[Items from a dataset]
* * *

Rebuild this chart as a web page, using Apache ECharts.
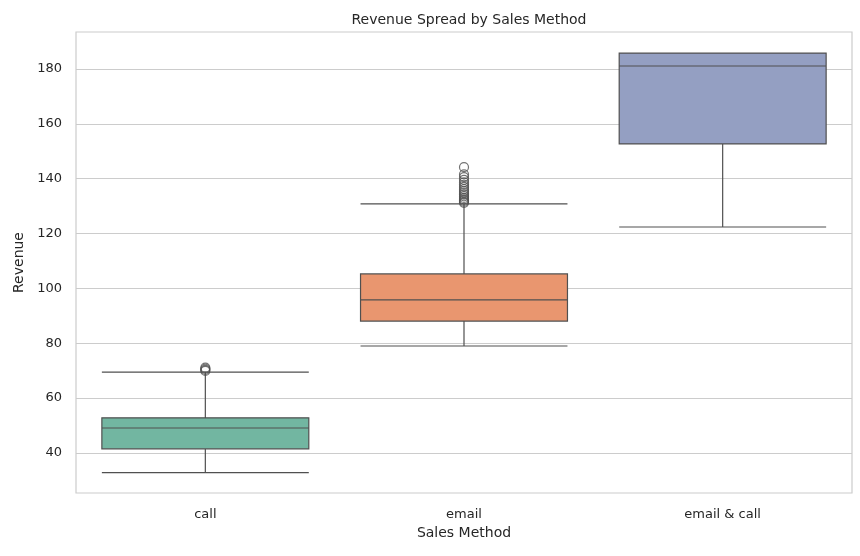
<!DOCTYPE html>
<html><head><meta charset="utf-8">
<script src="https://cdn.jsdelivr.net/npm/echarts@6/dist/echarts.min.js"></script>
<style>html,body{margin:0;background:#fff}#c{width:860px;height:556px}</style>
</head><body><div id="c"></div>
<script>
var categories = ['call', 'email', 'email & call'];
// [low whisker, Q1, median, Q3, high whisker]
var boxStats = [
	[32.8, 41.5, 49.1, 52.8, 69.5],
	[79.0, 88.1, 95.8, 105.3, 130.8],
	[122.4, 152.7, 181.1, 185.8, 185.8]
];
var callOutliers = [69.9, 70.3, 70.7, 71.1];
var emailOutliers = [131.2, 131.6, 132.0, 132.5, 133.0, 133.6, 134.2, 134.8, 135.5, 136.2, 137.0, 137.8, 138.7, 139.6, 140.6, 141.6, 144.2];
var boxColors = ['#72b6a1', '#e9966f', '#949fc2'];
var yTicks = [40, 60, 80, 100, 120, 140, 160, 180];

var outlierData = [];
callOutliers.forEach(function(v) { outlierData.push([0, v]); });
emailOutliers.forEach(function(v) { outlierData.push([1, v]); });

var chart = echarts.init(document.getElementById('c'));
chart.setOption({
	animation: false,
	textStyle: { fontFamily: 'DejaVu Sans', color: '#262626' },
	title: {
		text: 'Revenue Spread by Sales Method', left: 464, top: 8, textAlign: 'center',
		textStyle: { fontSize: 14, fontWeight: 'normal', color: '#262626' }
	},
	grid: { left: 76, right: 8, top: 32, bottom: 63, show: true, borderColor: '#cccccc', borderWidth: 1.2 },
	xAxis: {
		type: 'category', data: categories,
		name: 'Sales Method', nameLocation: 'middle', nameGap: 30,
		nameTextStyle: { fontSize: 14, color: '#262626' },
		axisLine: { show: false }, axisTick: { show: false },
		axisLabel: { fontSize: 13, color: '#262626', margin: 15 }
	},
	yAxis: {
		type: 'value', min: 25.4, max: 193.5,
		name: 'Revenue', nameLocation: 'middle', nameGap: 48,
		nameTextStyle: { fontSize: 14, color: '#262626' },
		axisLine: { show: false },
		axisTick: { show: false, customValues: yTicks },
		axisLabel: { fontSize: 13, color: '#262626', margin: 14, customValues: yTicks },
		splitLine: { show: true, lineStyle: { color: '#cccccc', width: 1.2 } }
	},
	series: [{
		type: 'boxplot',
		boxWidth: ['80%', '80%'],
		data: boxStats.map(function(s, i) {
			return { value: s, itemStyle: { color: boxColors[i], borderColor: '#505050', borderWidth: 1.2 } };
		})
	}, {
		type: 'scatter',
		data: outlierData,
		symbol: 'circle', symbolSize: 9,
		itemStyle: { color: 'rgba(0,0,0,0)', borderColor: '#505050', borderWidth: 1.2 }
	}]
});
</script></body></html>
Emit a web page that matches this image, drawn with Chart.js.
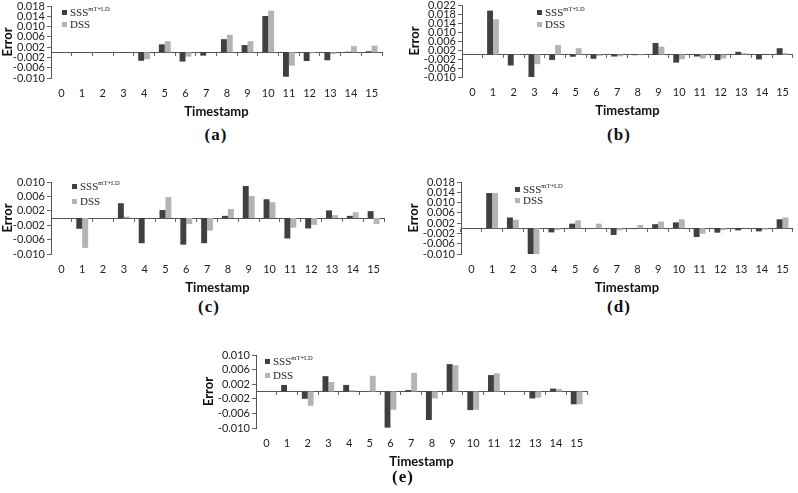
<!DOCTYPE html>
<html><head><meta charset="utf-8">
<script src="https://cdn.jsdelivr.net/npm/chart.js@4.4.0/dist/chart.umd.min.js"></script>
<style>
html,body{margin:0;padding:0;background:#fff;width:798px;height:493px;overflow:hidden;position:relative;}
canvas{position:absolute;}
.sw{position:absolute;width:5px;height:5px;}
.lt{position:absolute;font-family:"Liberation Serif","Times New Roman",serif;font-size:11px;line-height:12px;color:#222;white-space:nowrap;}
.lt sup{font-size:6.5px;line-height:6px;vertical-align:5px;}
.letter{position:absolute;font-family:"Liberation Serif","Times New Roman",serif;font-weight:bold;font-size:17px;letter-spacing:1px;color:#111;transform:translate(-50%,-50%);white-space:nowrap;}
</style>
</head><body>
<script>
// ---------- DATA ----------
const categories = ['0','1','2','3','4','5','6','7','8','9','10','11','12','13','14','15'];
const seriesNames = ['SSS', 'DSS'];
const seriesSup = ['mT+LD', ''];
const panelLetters = ['(a)', '(b)', '(c)', '(d)', '(e)'];
const xTitle = 'Timestamp';
const yTitle = 'Error';

const sssA = [0, -0.0001, 0, -0.0002, -0.0033, 0.0031, -0.0036, -0.0013, 0.0051, 0.0028, 0.0141, -0.0095, -0.0034, -0.0031, 0.0002, 0.0004];
const dssA = [0, 0, 0, 0, -0.0027, 0.0043, -0.0017, 0, 0.0068, 0.0043, 0.0162, -0.0052, -0.0004, -0.0007, 0.0024, 0.0026];
const ticksA = [-0.010, -0.006, -0.002, 0.002, 0.006, 0.010, 0.014, 0.018];

const sssB = [0, 0.0195, -0.0049, -0.0109, -0.0024, -0.0010, -0.0019, -0.0009, -0.0003, 0.0051, -0.0036, -0.0009, -0.0025, 0.0012, -0.0022, 0.0028];
const dssB = [0, 0.0156, -0.0002, -0.0043, 0.0042, 0.0028, -0.0006, -0.0008, -0.0003, 0.0035, -0.0021, -0.0018, -0.0018, 0.0006, 0, 0.0006];
const ticksB = [-0.010, -0.006, -0.002, 0.002, 0.006, 0.010, 0.014, 0.018, 0.022];

const sssC = [0, -0.0030, 0, 0.0041, -0.0070, 0.0022, -0.0074, -0.0070, 0.0006, 0.0089, 0.0052, -0.0057, -0.0029, 0.0021, 0.0006, 0.0019];
const dssC = [0, -0.0083, 0, 0.0004, 0, 0.0058, -0.0017, -0.0035, 0.0025, 0.0061, 0.0044, -0.0027, -0.0019, 0.0008, 0.0016, -0.0017];
const ticksC = [-0.010, -0.006, -0.002, 0.002, 0.006, 0.010];

const sssD = [0, 0.0137, 0.0042, -0.0107, -0.0016, 0.0018, 0, -0.0026, -0.0003, 0.0016, 0.0023, -0.0034, -0.0017, -0.0008, -0.0012, 0.0035];
const dssD = [0, 0.0137, 0.0033, -0.0107, -0.0007, 0.0031, 0.0018, -0.0008, 0.0013, 0.0026, 0.0035, -0.0021, -0.0007, 0, -0.0005, 0.0042];
const ticksD = [-0.010, -0.006, -0.002, 0.002, 0.006, 0.010, 0.014, 0.018];

const sssE = [0, 0.0018, -0.0020, 0.0042, 0.0018, 0, -0.0099, 0.0004, -0.0078, 0.0075, -0.0051, 0.0045, 0, -0.0019, 0.0008, -0.0035];
const dssE = [0, 0, -0.0039, 0.0026, 0.0004, 0.0043, -0.0050, 0.0051, -0.0019, 0.0072, -0.0050, 0.0050, 0, -0.0017, 0.0007, -0.0035];
const ticksE = [-0.010, -0.006, -0.002, 0.002, 0.006, 0.010];

// ---------- LAYOUT ----------
const panels = [
  {sss:sssA, dss:dssA, ticks:ticksA, cl:0,   cr:400, pl:51,  pr:382, pt:6,   pb:78,  leg:{x:62, y1:10, y2:22}, let:{x:216, y:135}},
  {sss:sssB, dss:dssB, ticks:ticksB, cl:407, cr:798, pl:462, pr:796, pt:5,   pb:77,  leg:{x:537, y1:10, y2:22}, let:{x:619, y:135}},
  {sss:sssC, dss:dssC, ticks:ticksC, cl:0,   cr:400, pl:51,  pr:384, pt:182, pb:254, leg:{x:72, y1:184, y2:199}, let:{x:209, y:307}},
  {sss:sssD, dss:dssD, ticks:ticksD, cl:406, cr:798, pl:461, pr:796, pt:182, pb:254, leg:{x:515, y1:187, y2:198}, let:{x:619, y:307}},
  {sss:sssE, dss:dssE, ticks:ticksE, cl:201, cr:600, pl:256, pr:587, pt:355, pb:428, leg:{x:265, y1:359, y2:373}, let:{x:403, y:477}}
];
const colors = ['#404040', '#b4b4b4'];
const PAD_TOP = 12, X_H = 42;

function addLegend(leg) {
  const rows = [leg.y1, leg.y2];
  rows.forEach((y, i) => {
    const sw = document.createElement('div');
    sw.className = 'sw';
    sw.style.left = leg.x + 'px'; sw.style.top = y + 'px'; sw.style.background = colors[i];
    document.body.appendChild(sw);
    const t = document.createElement('div');
    t.className = 'lt';
    t.style.left = (leg.x + 8) + 'px'; t.style.top = (y + 2.5 - 6.5) + 'px';
    t.textContent = seriesNames[i];
    if (seriesSup[i]) { const s = document.createElement('sup'); s.textContent = seriesSup[i]; t.appendChild(s); }
    document.body.appendChild(t);
  });
}

panels.forEach((p, idx) => {
  const cv = document.createElement('canvas');
  const W = p.cr - p.cl;
  const H = PAD_TOP + (p.pb - p.pt) + X_H;
  cv.width = W; cv.height = H;
  cv.style.left = p.cl + 'px'; cv.style.top = (p.pt - PAD_TOP) + 'px';
  cv.style.width = W + 'px'; cv.style.height = H + 'px';
  document.body.appendChild(cv);
  const yW = p.pl - p.cl;
  const tks = p.ticks;
  new Chart(cv, {
    type: 'bar',
    data: {
      labels: categories,
      datasets: [
        {label: seriesNames[0], data: p.sss, backgroundColor: colors[0], xAxisID:'x', yAxisID:'y', categoryPercentage:0.57, barPercentage:1.0, borderWidth:0},
        {label: seriesNames[1], data: p.dss, backgroundColor: colors[1], xAxisID:'x', yAxisID:'y', categoryPercentage:0.57, barPercentage:1.0, borderWidth:0}
      ]
    },
    options: {
      responsive: false, animation: false, devicePixelRatio: 1,
      layout: {padding: {top: PAD_TOP, left: 0, right: p.cr - p.pr, bottom: 0}},
      plugins: {legend: {display:false}, tooltip: {enabled:false}, title:{display:false}},
      scales: {
        x: {
          type: 'category', position: {y: 0}, offset: true,
          grid: {display: true, drawOnChartArea: false, drawTicks: true, tickLength: 3, offset: true, color: '#666'},
          border: {display: true, color: '#555', width: 1},
          ticks: {display: false}
        },
        x2: {
          type: 'category', position: 'bottom', offset: true,
          grid: {display: false, drawTicks: false, tickLength: 0}, border: {display: false},
          ticks: {padding: 9, color: '#222', font: {family: 'Lato', size: 11}, maxRotation: 0, autoSkip: false},
          title: {display: true, text: xTitle, color: '#111', font: {family: 'Lato', size: 13, weight: 'bold'}, padding: {top: 0, bottom: 0}},
          afterFit: (s) => { s.height = X_H; }
        },
        y: {
          type: 'linear', position: 'left',
          min: tks[0], max: tks[tks.length - 1],
          afterBuildTicks: (s) => { s.ticks = tks.map(v => ({value: v})); },
          grid: {display: true, drawOnChartArea: false, drawTicks: true, tickLength: 4, color: '#666'},
          border: {display: true, color: '#555', width: 1},
          ticks: {padding: 2, autoSkip: false, color: '#222', font: {family: 'Lato', size: 11}, callback: (v) => Number(v).toFixed(3)},
          title: {display: true, text: yTitle, color: '#111', font: {family: 'Lato', size: 13, weight: 'bold'}, padding: {top: 0, bottom: 0}},
          afterFit: (s) => { s.width = yW; }
        }
      }
    }
  });
  addLegend(p.leg);
  const L = document.createElement('div');
  L.className = 'letter';
  L.style.left = p.let.x + 'px'; L.style.top = p.let.y + 'px';
  L.textContent = panelLetters[idx];
  document.body.appendChild(L);
});
</script>
</body></html>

* * *

EXERCISE INSTRUCTIONS
Which lines contain the word "this"? Return each of them.

EXPECTED OUTPUT
Rebuild this chart as a web page, using Apache ECharts.
Emit a web page that matches this image, drawn with Chart.js.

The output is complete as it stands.